On Wed, Aug 14, 2024 at 1:21 AM Andrii Nakryiko andrii.nakryiko@gmail.com wrote:
On Tue, Aug 13, 2024 at 1:59 PM Jann Horn jannh@google.com wrote:
On Tue, Aug 13, 2024 at 2:29 AM Andrii Nakryiko andrii@kernel.org wrote:
Harden build ID parsing logic, adding explicit READ_ONCE() where it's important to have a consistent value read and validated just once.
Also, as pointed out by Andi Kleen, we need to make sure that entire ELF note is within a page bounds, so move the overflow check up and add an extra note_size boundaries validation.
Fixes tag below points to the code that moved this code into lib/buildid.c, and then subsequently was used in perf subsystem, making this code exposed to perf_event_open() users in v5.12+.
Sorry, I missed some things in previous review rounds:
[...]
@@ -18,31 +18,37 @@ static int parse_build_id_buf(unsigned char *build_id,
[...]
if (nhdr->n_type == BUILD_ID &&
nhdr->n_namesz == sizeof("GNU") &&
!strcmp((char *)(nhdr + 1), "GNU") &&
nhdr->n_descsz > 0 &&
nhdr->n_descsz <= BUILD_ID_SIZE_MAX) {
memcpy(build_id,
note_start + note_offs +
ALIGN(sizeof("GNU"), 4) + sizeof(Elf32_Nhdr),
nhdr->n_descsz);
memset(build_id + nhdr->n_descsz, 0,
BUILD_ID_SIZE_MAX - nhdr->n_descsz);
name_sz == note_name_sz &&
strcmp((char *)(nhdr + 1), note_name) == 0 &&
Please change this to something like "memcmp((char *)(nhdr + 1), note_name, note_name_sz) == 0" to ensure that we can't run off the end of the page if there are no null bytes in the rest of the page.
I did switch this to strncmp() at some earlier point, but then realized that there is no point because note_name is controlled by us and will ensure there is a zero at byte (note_name_sz - 1).
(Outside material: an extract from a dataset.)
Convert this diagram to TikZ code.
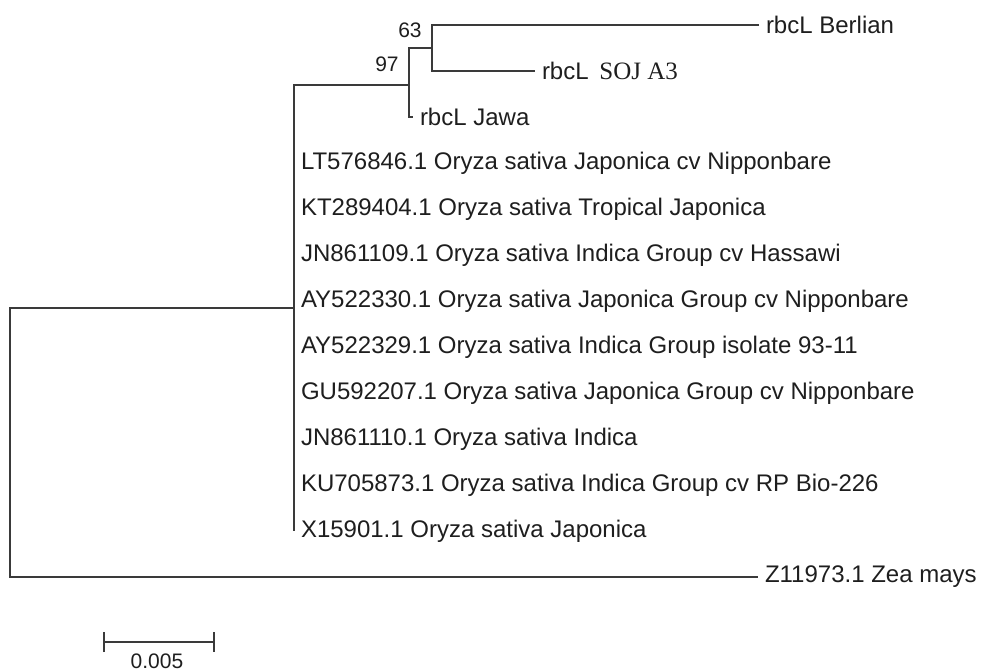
\documentclass[tikz,border=0pt]{standalone}
\usepackage{fontspec}
\setmainfont{Liberation Sans}
\newfontfamily\timesfont{Liberation Serif}
\usetikzlibrary{arrows.meta}
\definecolor{branch}{HTML}{3A3A3A}
\definecolor{ink}{HTML}{1E1E1E}
\tikzset{
  tip/.style={anchor=west, inner ysep=0pt, inner xsep=3pt, text=ink, font=\fontsize{12}{14}\selectfont},
  boot/.style={inner sep=0pt, text=ink, font=\fontsize{10.5}{12}\selectfont}
}
\begin{document}
\begin{tikzpicture}[x=0.5pt, y=-0.5pt, line width=1pt, color=branch]
	\def\dy{46} % row step
	\def\xo{294} % rice clade
	\useasboundingbox (0,0) rectangle (982,671);
	% tips
	\node[tip] (berlian) at (759,25) {rbcL Berlian};
	\node[tip] (soj) at (535,25+\dy) {rbcL\hspace{2pt} {\timesfont\fontsize{12.5}{14}\selectfont SOJ A3}};
	\node[tip] (jawa) at (413,25+2*\dy) {rbcL Jawa};
	\node[tip] (lt) at (\xo,25+3*\dy) {LT576846.1 Oryza sativa Japonica cv Nipponbare};
	\node[tip] (kt) at (\xo,25+4*\dy) {KT289404.1 Oryza sativa Tropical Japonica};
	\node[tip] (jna) at (\xo,25+5*\dy) {JN861109.1 Oryza sativa Indica Group cv Hassawi};
	\node[tip] (aya) at (\xo,25+6*\dy) {AY522330.1 Oryza sativa Japonica Group cv Nipponbare};
	\node[tip] (ayb) at (\xo,25+7*\dy) {AY522329.1 Oryza sativa Indica Group isolate 93-11};
	\node[tip] (gu) at (\xo,25+8*\dy) {GU592207.1 Oryza sativa Japonica Group cv Nipponbare};
	\node[tip] (jnb) at (\xo,25+9*\dy) {JN861110.1 Oryza sativa Indica};
	\node[tip] (ku) at (\xo,25+10*\dy) {KU705873.1 Oryza sativa Indica Group cv RP Bio-226};
	\node[tip] (xo) at (\xo,25+11*\dy) {X15901.1 Oryza sativa Japonica};
	\node[tip] (zea) at (758,25+12*\dy) {Z11973.1 Zea mays};
	% inner nodes
	\coordinate (n63) at (432,48);
	\coordinate (n97) at (409,85);
	\coordinate (n1) at (\xo,308);
	\coordinate (n0) at (10,442);
	\draw (berlian.west) -| (n63) |- (soj.west);
	\draw (n63) -| (n97) |- (jawa.west);
	\draw (n97) -| (n1) |- (xo.west);
	\draw (n1) -| (n0) |- (zea.west);
	\node[boot] (b63) at (410,30) {63};
	\node[boot] (b97) at (387,64) {97};
	% scale bar
	\coordinate (sL) at (103,642);
	\coordinate (sR) at (215,642);
	\draw[{Bar[width=10pt]}-{Bar[width=10pt]}] (sL) -- (sR);
	\node[boot] (scale) at (157,661) {0.005};
\end{tikzpicture}
\end{document}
So I don't think memcmp() buys us anything.
There are two reasons why using strcmp() here makes me uneasy.
First: We're still operating on shared memory that can concurrently change.
Let's say strcmp is implemented like this, this is the generic C implementation in the kernel (which I think is the implementation that's used for x86-64):
int strcmp(const char *cs, const char *ct) { unsigned char c1, c2;
while (1) { c1 = *cs++; c2 = *ct++; if (c1 != c2) return c1 < c2 ? -1 : 1; if (!c1) break; } return 0; }
No READ_ONCE() or anything like that - it's not designed for being used on concurrently changing memory.
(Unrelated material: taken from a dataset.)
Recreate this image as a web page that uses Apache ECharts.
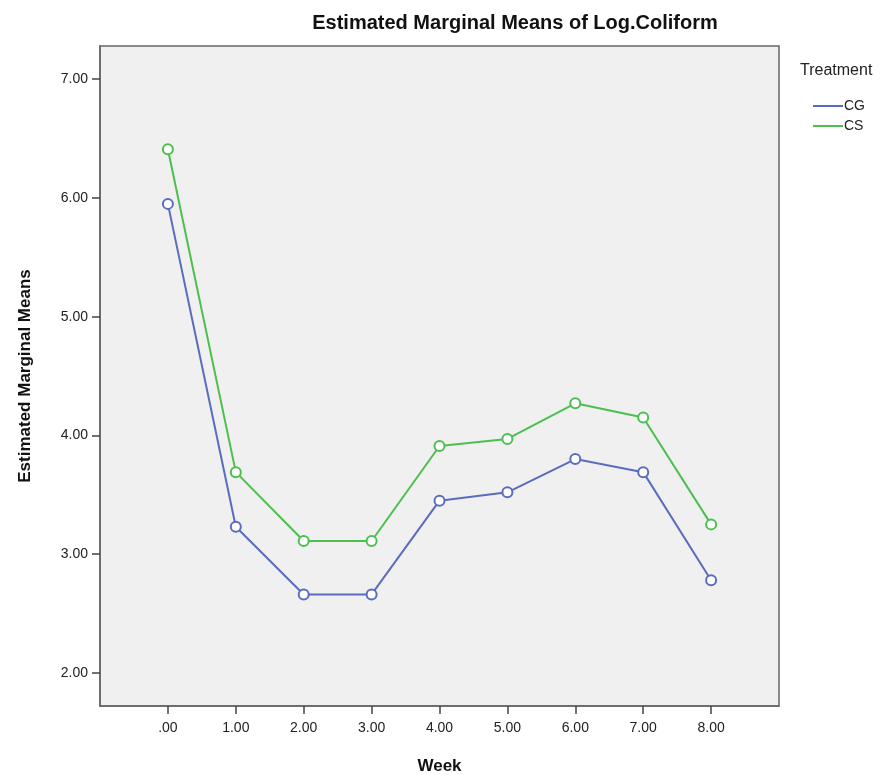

And let's say you call it like strcmp(<shared memory>, "GNU"), and we're now in the fourth iteration. If the compiler decides to re-fetch the value of "c1" from memory for each of the two conditions, then it could be that the "if (c1 != c2)" sees c1='\0' and c2='\0', so the condition evaluates as false; but then at the "if (!c1)", the value in memory changed, and we see c1='A'. So now in the next round, we'll be accessing out-of-bounds memory behind the 4-byte string constant "GNU".
So I don't think strcmp() on memory that can concurrently change is allowed.
(It actually seems like the generic memcmp() is also implemented without READ_ONCE(), maybe we should change that...)
Second: You are assuming that if one side of the strcmp() is at most four bytes long (including null terminator), then strcmp() also won't access more than 4 bytes of the other string, even if that string does not have a null terminator at index 4. I don't think that's part of the normal strcmp() API contract.